- _MATERIAL_:
• • •
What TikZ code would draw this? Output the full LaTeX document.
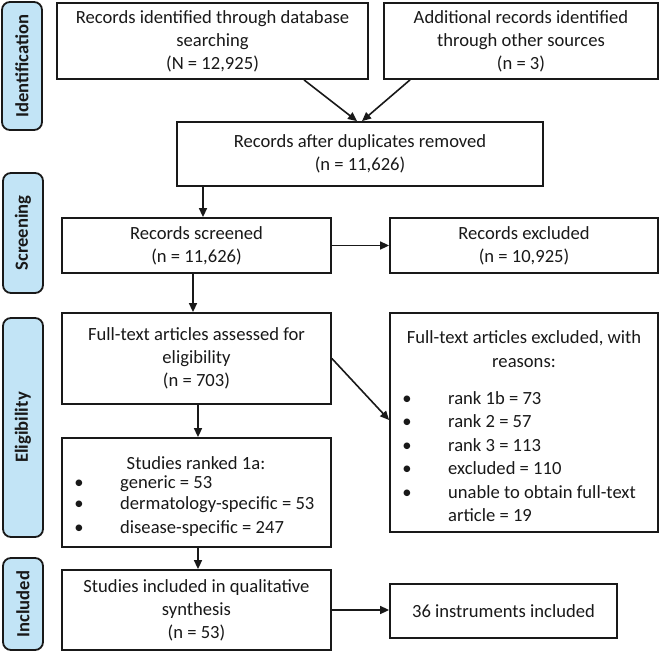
\documentclass[tikz,border=0pt]{standalone}
\usepackage{fontspec}
\setmainfont{Carlito}
\usetikzlibrary{arrows.meta}
\definecolor{sidefill}{RGB}{194,228,246}
\definecolor{ink}{RGB}{25,25,25}
\begin{document}
\begin{tikzpicture}[x=1pt,y=-1pt,
  box/.style={draw=ink, line width=1.8pt, rectangle, inner sep=0pt, align=center, font=\fontsize{18.6}{23}\selectfont, text=ink},
  side/.style={draw=ink, line width=1.8pt, fill=sidefill, rounded corners=8pt, rectangle, inner sep=0pt, rotate=90, font=\fontsize{18.6}{23}\selectfont\bfseries, text=ink},
  arr/.style={draw=ink, line width=1.6pt, -{Triangle[length=9pt,width=8pt]}},
  txt/.style={inner sep=0pt, font=\fontsize{18.6}{23}\selectfont, text=ink},
]
\path[fill=white] (0,0) rectangle (659,653);

% side labels
\node[side, minimum width=128pt, minimum height=40pt] (sid) at (22,66) {Identification};
\node[side, minimum width=120pt, minimum height=40pt] (ssc) at (23,233) {Screening};
\node[side, minimum width=219pt, minimum height=40pt] (sel) at (23,427.5) {Eligibility};
\node[side, minimum width=92pt, minimum height=40pt] (sin) at (23,604) {Included};

% boxes
\node[box, minimum width=311pt, minimum height=76pt] (b1) at (212.5,41) {Records identified through database\\searching\\(N = 12,925)};
\node[box, minimum width=274pt, minimum height=76pt] (b2) at (521,41) {Additional records identified\\through other sources\\(n = 3)};
\node[box, minimum width=366pt, minimum height=64pt] (b3) at (360,154) {Records after duplicates removed\\(n = 11,626)};
\node[box, minimum width=269pt, minimum height=55pt] (b4) at (196.5,245.5) {Records screened\\(n = 11,626)};
\node[box, minimum width=268pt, minimum height=55pt] (b5) at (524,245.5) {Records excluded\\(n = 10,925)};
\node[box, minimum width=269pt, minimum height=91pt] (b6) at (196.5,358.5) {Full-text articles assessed for\\eligibility\\(n = 703)};
\node[box, minimum width=268pt, minimum height=219pt] (b7) at (524,422.5) {};
\node[box, minimum width=269pt, minimum height=109pt] (b8) at (196.5,492.5) {};
\node[box, minimum width=269pt, minimum height=80pt] (b9) at (196.5,610) {Studies included in qualitative\\synthesis\\(n = 53)};
\node[box, minimum width=227pt, minimum height=54pt] (b10) at (503.5,611) {36 instruments included};

% box 7 content
\node[txt, anchor=base] (t7h1) at (524,343) {Full-text articles excluded, with};
\node[txt, anchor=base] (t7h2) at (524,367) {reasons:};
\node[txt, anchor=base] (t7d1) at (407,404) {\textbullet};
\node[txt, anchor=base] (t7d2) at (407,427) {\textbullet};
\node[txt, anchor=base] (t7d3) at (407,451) {\textbullet};
\node[txt, anchor=base] (t7d4) at (407,474) {\textbullet};
\node[txt, anchor=base] (t7d5) at (407,498) {\textbullet};
\node[txt, anchor=base west] (t7i1) at (448,404) {rank 1b = 73};
\node[txt, anchor=base west] (t7i2) at (448,427) {rank 2 = 57};
\node[txt, anchor=base west] (t7i3) at (448,451) {rank 3 = 113};
\node[txt, anchor=base west] (t7i4) at (448,474) {excluded = 110};
\node[txt, anchor=base west] (t7i5) at (448,498) {unable to obtain full-text};
\node[txt, anchor=base west] (t7i6) at (448,521) {article = 19};

% box 8 content
\node[txt, anchor=base] (t8h) at (196,469) {Studies ranked 1a:};
\node[txt, anchor=base] (t8d1) at (79,488) {\textbullet};
\node[txt, anchor=base] (t8d2) at (79,509) {\textbullet};
\node[txt, anchor=base] (t8d3) at (79,533) {\textbullet};
\node[txt, anchor=base west] (t8i1) at (120,488) {generic = 53};
\node[txt, anchor=base west] (t8i2) at (120,509) {dermatology-specific = 53};
\node[txt, anchor=base west] (t8i3) at (120,533) {disease-specific = 247};

% arrows
\draw[arr] ([xshift=91.5pt]b1.south) -- ([xshift=-3pt]b3.north);
\draw[arr] ([xshift=-111pt]b2.south) -- ([xshift=2pt]b3.north);
\draw[arr] ([xshift=6.5pt]b4.north |- b3.south) -- ([xshift=6.5pt]b4.north);
\draw[arr] (b4.east) -- (b5.west);
\draw[arr] ([xshift=-3.5pt]b4.south) -- ([xshift=-3.5pt]b6.north);
\draw[arr] (b6.east) -- ([yshift=2.5pt]b7.west);
\draw[arr] ([xshift=1.5pt]b6.south) -- ([xshift=1.5pt]b8.north);
\draw[arr] ([xshift=1.5pt]b8.south) -- ([xshift=1.5pt]b9.north);
\draw[arr] (b9.east) -- (b9.east -| b10.west);
\end{tikzpicture}
\end{document}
• • •
- _EXERCISE GOAL_: Write the listing out a second time exactly, dropping all images.

- _FULL ANSWER_:
What TikZ code would draw this? Output the full LaTeX document.
\documentclass[tikz,border=0pt]{standalone}
\usepackage{fontspec}
\setmainfont{Carlito}
\usetikzlibrary{arrows.meta}
\definecolor{sidefill}{RGB}{194,228,246}
\definecolor{ink}{RGB}{25,25,25}
\begin{document}
\begin{tikzpicture}[x=1pt,y=-1pt,
  box/.style={draw=ink, line width=1.8pt, rectangle, inner sep=0pt, align=center, font=\fontsize{18.6}{23}\selectfont, text=ink},
  side/.style={draw=ink, line width=1.8pt, fill=sidefill, rounded corners=8pt, rectangle, inner sep=0pt, rotate=90, font=\fontsize{18.6}{23}\selectfont\bfseries, text=ink},
  arr/.style={draw=ink, line width=1.6pt, -{Triangle[length=9pt,width=8pt]}},
  txt/.style={inner sep=0pt, font=\fontsize{18.6}{23}\selectfont, text=ink},
]
\path[fill=white] (0,0) rectangle (659,653);

% side labels
\node[side, minimum width=128pt, minimum height=40pt] (sid) at (22,66) {Identification};
\node[side, minimum width=120pt, minimum height=40pt] (ssc) at (23,233) {Screening};
\node[side, minimum width=219pt, minimum height=40pt] (sel) at (23,427.5) {Eligibility};
\node[side, minimum width=92pt, minimum height=40pt] (sin) at (23,604) {Included};

% boxes
\node[box, minimum width=311pt, minimum height=76pt] (b1) at (212.5,41) {Records identified through database\\searching\\(N = 12,925)};
\node[box, minimum width=274pt, minimum height=76pt] (b2) at (521,41) {Additional records identified\\through other sources\\(n = 3)};
\node[box, minimum width=366pt, minimum height=64pt] (b3) at (360,154) {Records after duplicates removed\\(n = 11,626)};
\node[box, minimum width=269pt, minimum height=55pt] (b4) at (196.5,245.5) {Records screened\\(n = 11,626)};
\node[box, minimum width=268pt, minimum height=55pt] (b5) at (524,245.5) {Records excluded\\(n = 10,925)};
\node[box, minimum width=269pt, minimum height=91pt] (b6) at (196.5,358.5) {Full-text articles assessed for\\eligibility\\(n = 703)};
\node[box, minimum width=268pt, minimum height=219pt] (b7) at (524,422.5) {};
\node[box, minimum width=269pt, minimum height=109pt] (b8) at (196.5,492.5) {};
\node[box, minimum width=269pt, minimum height=80pt] (b9) at (196.5,610) {Studies included in qualitative\\synthesis\\(n = 53)};
\node[box, minimum width=227pt, minimum height=54pt] (b10) at (503.5,611) {36 instruments included};

% box 7 content
\node[txt, anchor=base] (t7h1) at (524,343) {Full-text articles excluded, with};
\node[txt, anchor=base] (t7h2) at (524,367) {reasons:};
\node[txt, anchor=base] (t7d1) at (407,404) {\textbullet};
\node[txt, anchor=base] (t7d2) at (407,427) {\textbullet};
\node[txt, anchor=base] (t7d3) at (407,451) {\textbullet};
\node[txt, anchor=base] (t7d4) at (407,474) {\textbullet};
\node[txt, anchor=base] (t7d5) at (407,498) {\textbullet};
\node[txt, anchor=base west] (t7i1) at (448,404) {rank 1b = 73};
\node[txt, anchor=base west] (t7i2) at (448,427) {rank 2 = 57};
\node[txt, anchor=base west] (t7i3) at (448,451) {rank 3 = 113};
\node[txt, anchor=base west] (t7i4) at (448,474) {excluded = 110};
\node[txt, anchor=base west] (t7i5) at (448,498) {unable to obtain full-text};
\node[txt, anchor=base west] (t7i6) at (448,521) {article = 19};

% box 8 content
\node[txt, anchor=base] (t8h) at (196,469) {Studies ranked 1a:};
\node[txt, anchor=base] (t8d1) at (79,488) {\textbullet};
\node[txt, anchor=base] (t8d2) at (79,509) {\textbullet};
\node[txt, anchor=base] (t8d3) at (79,533) {\textbullet};
\node[txt, anchor=base west] (t8i1) at (120,488) {generic = 53};
\node[txt, anchor=base west] (t8i2) at (120,509) {dermatology-specific = 53};
\node[txt, anchor=base west] (t8i3) at (120,533) {disease-specific = 247};

% arrows
\draw[arr] ([xshift=91.5pt]b1.south) -- ([xshift=-3pt]b3.north);
\draw[arr] ([xshift=-111pt]b2.south) -- ([xshift=2pt]b3.north);
\draw[arr] ([xshift=6.5pt]b4.north |- b3.south) -- ([xshift=6.5pt]b4.north);
\draw[arr] (b4.east) -- (b5.west);
\draw[arr] ([xshift=-3.5pt]b4.south) -- ([xshift=-3.5pt]b6.north);
\draw[arr] (b6.east) -- ([yshift=2.5pt]b7.west);
\draw[arr] ([xshift=1.5pt]b6.south) -- ([xshift=1.5pt]b8.north);
\draw[arr] ([xshift=1.5pt]b8.south) -- ([xshift=1.5pt]b9.north);
\draw[arr] (b9.east) -- (b9.east -| b10.west);
\end{tikzpicture}
\end{document}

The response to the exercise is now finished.